Series Of Slayings Shakes Military Community

FORT BRAGG, N.C. (AP) - In the past six weeks, the wives of four Fort Bragg soldiers have been slain, two of them from Ohio.

In all four cases, their husbands are accused of killing them, investigators said. Three of the men were special operations soldiers who had been deployed to Afghanistan.

The slayings have shaken this military community, and Fort Bragg officials say they are trying to determine whether the hardships of military life -- made worse by the stress of wartime deployments -- contributed.

"One case of child abuse or spouse abuse or one homicide is one too many, and it's a continuous effort on all our parts to do as much as we can to prevent it from happening again," said Col. Tad Davis, Fort Bragg's garrison commander.

The string of family deaths started June 11. Fayetteville police said that was when Sgt. 1st Class Rigoberto Nieves -- a soldier in the 3rd Special Forces Group who had been back from Afghanistan just two days -- shot his wife, Teresa, and then himself in their bedroom.

Officials say Nieves had requested leave to resolve personal problems.

Sheriff's investigators said Jennifer Wright was strangled June 29. Her husband, Master Sgt. William Wright of the 96th Civil Affairs Battalion, reported her missing two days later. Then on July 19, he led investigators to her body in Hoke County and was charged with murder.

Wright, who had been back from Afghanistan about a month, had moved out of his house and was living in the barracks.

The couple met in high school in Mason, Ohio, about 30 miles north of Cincinnati. They married shortly after Jennifer graduated.

Her father, Archie Watson, said the Wrights had talked recently about divorce. Jennifer had grown tired of military life, her father said, but William Wright was reluctant to let her go.

On the same day Wright was arrested, Sgt. 1st Class Brandon Floyd shot his wife, Andrea, a native of Alliance, Ohio, then killed himself in their Stedman home.

The Fayetteville Observer reported Floyd was a member of Delta Force, the secretive anti-terrorism unit based at Fort Bragg. He returned from Afghanistan in January, officials said. The couple's three children were in Ohio visiting relatives at the time of the deaths.

In the fourth case, Army Sgt. Cedric Ramon Griffin, 28, was charged with first-degree murder, two counts of attempted first-degree murder and first-degree arson in the July 9 death of his wife, Cumberland County Sheriff Moose Butler said.

Marilyn Griffin, 32, was found dead in the burning home. Her two children escaped the fire.

"It's very much a tragedy," said Maj.
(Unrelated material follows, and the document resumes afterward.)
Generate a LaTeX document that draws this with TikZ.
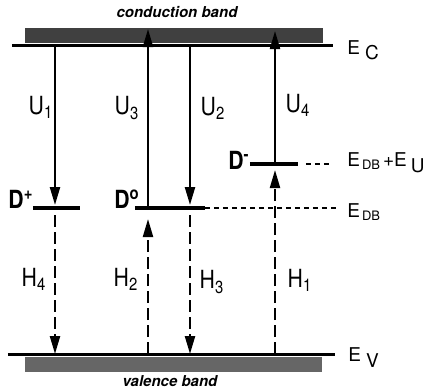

Gary Kolb, a spokesman for the U.S. Army Special Operations Command, to which Nieves, Wright and Floyd were all assigned. "I wish it would be easy enough to pinpoint one thing and say, 'This will never happen again.'

"Each one needs to be looked at individually, and we need to let soldiers know there are resources out there to help him solve his problems."

Kolb said the Special Operations Command will look at the programs in place to help soldiers.

"We're not looking to blame anyone for anything," he said.

Chaplains provide spiritual guidance and counseling to soldiers on deployments, he said. Before soldiers return home, chaplains talk to both solider and spouse about making the transition back to home life.

Kolb says he questions any attempt to link the family killings to Afghanistan.

"Can you say that going to Afghanistan caused this?" he said. "It's a reach."

Fort Bragg is the Army's headquarters for Special Forces and special operations soldiers, and hundreds have been deployed in the fight against terrorism.

Yvonne Qualantone, president of the 3rd Special Forces Group's Family Readiness Group, a support group for the unit's families, said her phone has been ringing a lot since the killings.

Since the killings, she said, some women who have been having marital problems have called wanting where they can turn before things get worse.

"We're giving our chaplains a run for their money," she said. "And just kind of leaving the lines open so we have people to contact."

Qualantone said that having husbands in Special Forces is hard on wives, and they learn to be self-sufficient. "I think it takes a stronger woman than most," she said. "Because you are on your own quite a bit."